What You Need To Know About The Alfie Evans Case
Alfie Evans has been living in a coma for well over a year after being struck down with a mystery illness.
The 23-month-old missed many developmental milestones in his first seven months, his family said.
He started making “jerking, seizure-like movements” and was taken to the doctors – but his parents were told he was “lazy and a late developer”, the family claim.
He caught a chest infection that caused seizures and was placed on life support at Alder Hey Children’s Hospital in Liverpool in December 2016.
His life support was turned off on April 23, 2018, after a last-ditch bid by his parents was rejected.
What do we know about his illness?
Alfie, who was born on May 9, 2016, is in a “semi-vegetative state” and has a degenerative neurological condition that doctors have not definitively diagnosed.
After he was admitted to Alder Hey, his parents were told he wasn’t going to make it – but he fought back to beat the infection and began breathing on his own.
But he caught another chest infection and had to go back on a ventilator when he began having more chronic seizures.
Alfie is described as being in a semi-vegetative state and doctors at Alder Hey have said it is in his best interest to stop mechanical ventilation.
What is mitochondrial DNA depletion syndrome?
Mitochondrial DNA depletion syndrome (MDS) refers to a group of disorders that cause affected tissues to suffer from a significant drop in mitochondrial DNA.
The DNA is found in the mitochondria of cells – an organelle found in most cells in which respiration and energy production occur.
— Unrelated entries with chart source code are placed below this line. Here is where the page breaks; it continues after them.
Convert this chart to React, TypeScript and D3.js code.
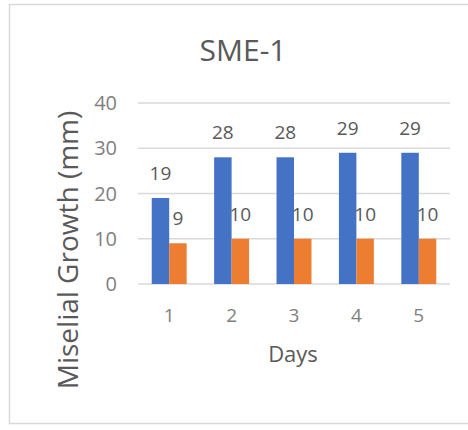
import React from "react";
import * as d3 from "d3";

const days = ["1", "2", "3", "4", "5"];
const seriesNames = ["A", "B"];
const blueValues = [19, 28, 28, 29, 29];
const orangeValues = [9, 10, 10, 10, 10];
const yTicks = [0, 10, 20, 30, 40];
const colors = ["#4472C4", "#ED7D31"];

const W = 468;
const H = 430;
const FONT = "'Open Sans', sans-serif";

export default function App() {
  const x = d3.scaleBand<string>().domain(days).range([138, 450]).paddingInner(0.44).paddingOuter(0.22);
  const xs = d3.scaleBand<string>().domain(seriesNames).range([0, x.bandwidth()]);
  const y = d3.scaleLinear().domain([0, 40]).range([284, 103]);
  const series = [blueValues, orangeValues];

  return (
    <svg width={W} height={H} style={{ position: "absolute", left: 0, top: 0, background: "#fff" }}>
      <rect x={9.5} y={4.5} width={470} height={419} fill="#fff" stroke="#d9d9d9" strokeWidth={1.5} />
      <text x={243} y={61} textAnchor="middle" fontFamily={FONT} fontSize={30} fill="#595959">SME-1</text>
      {yTicks.map((t) => (
        <g key={t}>
          <line x1={138} x2={450} y1={y(t)} y2={y(t)} stroke="#d9d9d9" strokeWidth={1.5} />
          <text x={117} y={y(t)} dy="0.35em" textAnchor="end" fontFamily={FONT} fontSize={20} fill="#7f7f7f">{t}</text>
        </g>
      ))}
      {series.map((vals, si) =>
        vals.map((v, i) => {
          const bx = (x(days[i]) as number) + (xs(seriesNames[si]) as number);
          const bw = xs.bandwidth();
          return (
            <g key={si + "-" + i}>
              <rect x={bx} y={y(v)} width={bw} height={y(0) - y(v)} fill={colors[si]} />
              <text x={bx + bw / 2} y={y(v) - 18} textAnchor="middle" fontFamily={FONT} fontSize={19} fill="#595959">{v}</text>
            </g>
          );
        })
      )}
      {days.map((d) => (
        <text key={d} x={(x(d) as number) + x.bandwidth() / 2} y={322} textAnchor="middle" fontFamily={FONT} fontSize={19} fill="#7f7f7f">{d}</text>
      ))}
      <text x={293} y={362} textAnchor="middle" fontFamily={FONT} fontSize={22} fill="#595959">Days</text>
      <text transform="translate(78,250) rotate(-90)" textAnchor="middle" fontFamily={FONT} fontSize={28} fill="#595959">Miselial Growth (mm)</text>
    </svg>
  );
}
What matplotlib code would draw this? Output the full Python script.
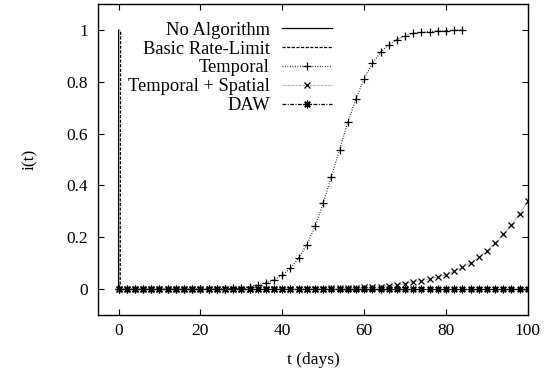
import matplotlib
matplotlib.use("Agg")
import matplotlib.pyplot as plt
import numpy as np

plt.rcParams['font.family'] = ['Liberation Serif', 'DejaVu Serif']
plt.rcParams['font.size'] = 12.5

# donnees (t en jours, i(t) fraction infectee)
no_algo_t = [0.0, 0.02, 0.05]
no_algo_i = [0.0, 0.99, 1.0]

basic_t = [0.0, 0.4, 0.5]
basic_i = [0.0, 0.02, 1.0]

temporal_t = list(range(0, 86, 2))
temporal_i = [0, 0, 0, 0, 0, 0, 0, 0, 0, 0,
              0, 0, 0, 0.001, 0.002, 0.004, 0.009, 0.017, 0.024, 0.036,
              0.053, 0.080, 0.120, 0.171, 0.242, 0.331, 0.434, 0.538, 0.644, 0.734,
              0.812, 0.871, 0.914, 0.943, 0.963, 0.978, 0.987, 0.991, 0.994, 0.996,
              0.998, 0.999, 1.0]

spatial_t = list(range(0, 102, 2))
spatial_i = [0, 0, 0, 0, 0, 0, 0, 0, 0, 0,
             0, 0, 0, 0, 0, 0, 0, 0, 0, 0,
             0, 0, 0, 0, 0, 0.001, 0.002, 0.003, 0.004, 0.005,
             0.006, 0.007, 0.009, 0.012, 0.016, 0.020, 0.027, 0.032, 0.038, 0.047,
             0.055, 0.069, 0.084, 0.101, 0.122, 0.148, 0.177, 0.211, 0.249, 0.291,
             0.338]

daw_t = list(range(0, 102, 2))
daw_i = [0.0] * len(daw_t)

xticks = [0, 20, 40, 60, 80, 100]
yticks = [0, 0.2, 0.4, 0.6, 0.8, 1]
ytick_labels = ['0', '0.2', '0.4', '0.6', '0.8', '1']

fig = plt.figure(figsize=(5.51, 3.74), dpi=100)
ax = fig.add_axes([0.178, 0.158, 0.780, 0.831])

ax.plot(no_algo_t, no_algo_i, '-', color='black', lw=0.9, label='No Algorithm')
ax.plot(basic_t, basic_i, color='black', lw=0.9, dashes=(2.5, 1.2), label='Basic Rate-Limit')
ax.plot(temporal_t, temporal_i, color='black', lw=0.9, dashes=(0.6, 1.4),
        marker='+', ms=5.5, mew=0.9, label='Temporal')
ax.plot(spatial_t, spatial_i, color='#888888', lw=0.9, dashes=(0.5, 0.6),
        marker='x', ms=4.5, mew=0.9, mec='black', label='Temporal + Spatial')
ax.plot(daw_t, daw_i, color='black', lw=0.9, dashes=(3, 1.2, 0.8, 1.2),
        marker=(8, 2, 0), ms=5.5, mew=0.9, label='DAW')

ax.set_xlim(-5, 100)
ax.set_ylim(-0.1, 1.1)
ax.set_xticks(xticks)
ax.set_yticks(yticks)
ax.set_yticklabels(ytick_labels)
ax.tick_params(direction='in', length=4, width=0.8, top=True, right=True, pad=6)
ax.tick_params(axis='y', pad=7)
for s in ax.spines.values():
    s.set_linewidth(1.0)

ax.set_xlabel('t (days)', labelpad=9)
ax.set_ylabel('i(t)', labelpad=21)

leg = ax.legend(loc='upper right', bbox_to_anchor=(0.574, 0.985), frameon=False,
                markerfirst=False, handlelength=2.7, labelspacing=0.1,
                handletextpad=0.65, borderpad=0.2, fontsize=13.3)

fig.savefig('out.png', dpi=100)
The condition is rare and Charlie is said to be one of only 16 people to have ever had the condition.
MDS is almost always fatal in babies and young children, although some sufferers have made it into their teenage years.
There is currently no cure but some treatments have shown a reduction in symptoms. One of these is Nucleoside bypass therapy.
Who are Alfie’s parents?
Alfie Evans’ parents are Tom Evans and Kate James, both in their 20s and from Liverpool.
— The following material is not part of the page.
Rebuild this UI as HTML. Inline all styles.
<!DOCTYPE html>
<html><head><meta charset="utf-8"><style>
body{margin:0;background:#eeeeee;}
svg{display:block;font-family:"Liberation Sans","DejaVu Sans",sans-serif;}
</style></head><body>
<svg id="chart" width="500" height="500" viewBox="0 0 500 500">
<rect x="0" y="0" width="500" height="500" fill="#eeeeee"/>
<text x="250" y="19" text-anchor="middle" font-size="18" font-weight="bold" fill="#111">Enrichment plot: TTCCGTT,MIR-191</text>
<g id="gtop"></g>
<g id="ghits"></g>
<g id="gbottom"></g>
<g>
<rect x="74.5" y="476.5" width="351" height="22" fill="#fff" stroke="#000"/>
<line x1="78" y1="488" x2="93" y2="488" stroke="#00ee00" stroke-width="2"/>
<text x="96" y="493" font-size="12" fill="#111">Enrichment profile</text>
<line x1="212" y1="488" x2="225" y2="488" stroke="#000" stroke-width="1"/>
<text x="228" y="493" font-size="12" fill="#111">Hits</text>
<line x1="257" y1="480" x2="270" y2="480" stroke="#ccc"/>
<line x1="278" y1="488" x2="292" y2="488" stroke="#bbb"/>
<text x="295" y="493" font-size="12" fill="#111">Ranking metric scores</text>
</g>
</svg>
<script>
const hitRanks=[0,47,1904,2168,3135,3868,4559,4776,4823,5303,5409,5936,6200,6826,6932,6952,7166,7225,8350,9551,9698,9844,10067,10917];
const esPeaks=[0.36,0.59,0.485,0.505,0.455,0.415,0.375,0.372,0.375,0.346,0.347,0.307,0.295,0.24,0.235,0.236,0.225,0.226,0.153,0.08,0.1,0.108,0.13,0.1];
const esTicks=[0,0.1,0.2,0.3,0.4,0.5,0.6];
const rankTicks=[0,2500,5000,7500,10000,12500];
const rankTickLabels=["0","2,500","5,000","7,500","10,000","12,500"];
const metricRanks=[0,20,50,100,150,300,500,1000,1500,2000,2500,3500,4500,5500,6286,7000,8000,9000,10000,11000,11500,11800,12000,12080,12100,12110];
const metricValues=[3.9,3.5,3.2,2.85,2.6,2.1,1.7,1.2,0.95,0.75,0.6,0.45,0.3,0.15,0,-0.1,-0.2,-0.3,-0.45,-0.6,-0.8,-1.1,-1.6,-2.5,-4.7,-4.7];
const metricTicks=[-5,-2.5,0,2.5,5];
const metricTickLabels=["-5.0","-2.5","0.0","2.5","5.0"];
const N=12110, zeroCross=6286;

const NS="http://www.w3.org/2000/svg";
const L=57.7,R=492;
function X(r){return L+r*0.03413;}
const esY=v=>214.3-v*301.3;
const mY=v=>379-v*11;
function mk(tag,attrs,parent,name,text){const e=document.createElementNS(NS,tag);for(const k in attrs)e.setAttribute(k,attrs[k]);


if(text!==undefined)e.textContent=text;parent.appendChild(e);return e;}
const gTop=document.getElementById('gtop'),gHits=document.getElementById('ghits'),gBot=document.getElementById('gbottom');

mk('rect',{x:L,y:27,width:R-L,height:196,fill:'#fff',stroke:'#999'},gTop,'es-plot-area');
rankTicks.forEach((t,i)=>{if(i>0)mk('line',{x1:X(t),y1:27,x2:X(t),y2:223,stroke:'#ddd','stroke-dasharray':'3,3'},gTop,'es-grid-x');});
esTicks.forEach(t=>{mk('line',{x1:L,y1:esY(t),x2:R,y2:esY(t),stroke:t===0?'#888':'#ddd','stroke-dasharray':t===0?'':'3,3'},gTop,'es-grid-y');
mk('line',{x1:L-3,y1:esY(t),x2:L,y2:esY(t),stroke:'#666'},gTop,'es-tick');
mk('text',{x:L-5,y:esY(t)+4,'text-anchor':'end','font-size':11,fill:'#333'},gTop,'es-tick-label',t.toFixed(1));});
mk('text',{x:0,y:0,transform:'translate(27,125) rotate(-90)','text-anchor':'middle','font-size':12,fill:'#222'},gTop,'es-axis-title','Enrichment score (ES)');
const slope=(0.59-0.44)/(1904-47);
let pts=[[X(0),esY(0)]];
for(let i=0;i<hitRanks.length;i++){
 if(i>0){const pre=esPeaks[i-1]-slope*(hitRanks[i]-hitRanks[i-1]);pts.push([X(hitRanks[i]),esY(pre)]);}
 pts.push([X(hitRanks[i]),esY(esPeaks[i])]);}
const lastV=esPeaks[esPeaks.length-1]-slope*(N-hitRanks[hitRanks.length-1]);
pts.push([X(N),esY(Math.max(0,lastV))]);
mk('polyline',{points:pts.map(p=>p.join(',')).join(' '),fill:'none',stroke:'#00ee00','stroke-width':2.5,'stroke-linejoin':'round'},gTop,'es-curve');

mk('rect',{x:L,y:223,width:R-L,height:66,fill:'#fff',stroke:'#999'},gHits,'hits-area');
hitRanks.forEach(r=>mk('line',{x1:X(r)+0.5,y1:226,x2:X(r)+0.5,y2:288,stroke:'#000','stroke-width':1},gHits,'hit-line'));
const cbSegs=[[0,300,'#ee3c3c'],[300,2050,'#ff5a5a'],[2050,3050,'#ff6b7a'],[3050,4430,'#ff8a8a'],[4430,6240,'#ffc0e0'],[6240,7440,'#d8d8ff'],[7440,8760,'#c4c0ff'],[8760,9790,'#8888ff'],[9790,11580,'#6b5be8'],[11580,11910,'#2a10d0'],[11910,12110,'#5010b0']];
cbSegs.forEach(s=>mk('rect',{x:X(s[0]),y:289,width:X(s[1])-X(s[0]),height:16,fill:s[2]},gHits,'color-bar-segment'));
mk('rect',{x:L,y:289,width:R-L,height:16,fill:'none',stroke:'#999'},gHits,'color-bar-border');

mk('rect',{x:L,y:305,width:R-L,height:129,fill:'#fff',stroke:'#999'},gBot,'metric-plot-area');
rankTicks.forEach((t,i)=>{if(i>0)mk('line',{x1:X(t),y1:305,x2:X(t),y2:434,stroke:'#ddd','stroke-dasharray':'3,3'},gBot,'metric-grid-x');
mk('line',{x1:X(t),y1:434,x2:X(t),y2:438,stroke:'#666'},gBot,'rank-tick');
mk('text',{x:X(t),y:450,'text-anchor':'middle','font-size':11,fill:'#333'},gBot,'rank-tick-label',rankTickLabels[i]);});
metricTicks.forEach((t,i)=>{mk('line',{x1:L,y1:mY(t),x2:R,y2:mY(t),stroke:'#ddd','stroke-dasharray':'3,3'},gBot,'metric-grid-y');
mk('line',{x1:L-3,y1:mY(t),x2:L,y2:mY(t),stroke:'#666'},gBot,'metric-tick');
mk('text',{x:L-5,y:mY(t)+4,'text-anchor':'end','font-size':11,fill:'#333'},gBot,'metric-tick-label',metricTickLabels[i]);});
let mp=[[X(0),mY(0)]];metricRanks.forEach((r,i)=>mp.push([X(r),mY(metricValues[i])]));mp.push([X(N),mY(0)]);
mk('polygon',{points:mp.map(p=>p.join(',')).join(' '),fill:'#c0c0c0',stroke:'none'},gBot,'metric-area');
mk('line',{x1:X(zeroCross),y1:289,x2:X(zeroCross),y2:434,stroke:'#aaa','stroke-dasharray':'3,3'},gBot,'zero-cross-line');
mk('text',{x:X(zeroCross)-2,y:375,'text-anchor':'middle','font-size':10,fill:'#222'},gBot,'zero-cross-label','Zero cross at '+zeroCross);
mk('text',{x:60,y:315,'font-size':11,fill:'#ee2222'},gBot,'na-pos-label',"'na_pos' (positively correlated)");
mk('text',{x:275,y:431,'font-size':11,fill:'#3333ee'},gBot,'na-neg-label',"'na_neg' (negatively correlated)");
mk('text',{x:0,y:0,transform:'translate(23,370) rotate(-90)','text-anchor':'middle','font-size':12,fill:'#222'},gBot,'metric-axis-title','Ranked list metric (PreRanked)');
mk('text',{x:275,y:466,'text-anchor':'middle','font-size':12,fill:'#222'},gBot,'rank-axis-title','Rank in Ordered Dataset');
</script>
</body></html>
The couple have consistently placed pressure on the justice system in a bid to keep their son alive. Tom Evans has been particularly vocal in speaking out in public, slamming every one of the court rulings. The couple appear to be religious, with Tom citing the 10 commandments in a court case, reminding the court “thou shalt not kill”.
Writing after judges at the European Court of Rights rejected the case, Tom said that he and his partner were “in bits, distraught, in pain”, and the decision meant their son was “about to be murdered”.
Tom and Kate have suffered a series of blows in their legal battles to keep Alfie alive. They had taken their battle to the Supreme Court after the Court of Appeal agreed with Alder Hey that Alfie “could not be saved” and that it would be “unkind” and “futile” to continue treatment, but their bid was dismissed.
They had already lost a challenge at the Court of Appeal and failed to have the decision overturned at the Supreme Court and European Court of Human Rights.
Following one appeal, Lord Justice Davis, ruled that Alfie’s life support must be turned off and told lawyers that doctors had agreed that there was “no hope”.
He said: “We cannot have a kind of legal Groundhog Day where you come back again and again and again on the same point.”
Alfie’s life support was eventually turned off at 9.17pm on the evening of Monday, April 23. However, the following morning his dad said that the little boy was still battling on and breathing unassisted hours later.
On the morning of Wednesday April 25, Tom said the tot was “still fighting”, although the Court of Appeal was told he was “struggling” later in the day.
But by the evening of April 25, Alder Hey Hospital was on lockdown amid rumours of a planned raid by protesters supporting the ill toddler.
He was barred from going to Italy for treatment after another failed legal challenge as the Appeal Court in London rejected his family’s plea to have Alfie airlifted from the Liverpool clinic.
Merseyside Police warned supporters of Alfie’s family that their social media posts are being monitored over reports that Alder Hey doctors are being hit with abuse.
Tom Evans has stated that he would like to build a relationship with Alder Hey, and that the global pressure had stopped his family from to “live our lives as we would like”.
“We are very grateful and we appreciate all the support we have received from around the world, including from our Italian and Polish supporters, who have dedicated their time and support to our incredible fight.
“We would now ask you to return back to your everyday lives and allow myself, Kate and Alder Hey to form a relationship, build a bridge and walk across it.”
What did the Pope have to say?
The high-profile case even caught the attention of the Pope, who pledged his support to keep Alfie alive.
The Holy Father tweeted: “It is my sincere hope that everything necessary may be done in order to continue compassionately accompanying little Alfie Evans, and that the deep suffering of his parents may be heard.
“I am praying for Alfie, for his family and for all who are involved.”
On April 18, Alfie’s dad Tom visited Pope Francis and begged him to “save our son”.
The pontiff had used an address to pray for the toddler, saying the situation was “very painful and complex”.
He added that those who are terminally ill should be cared for “with unanimous support” from family and medical experts.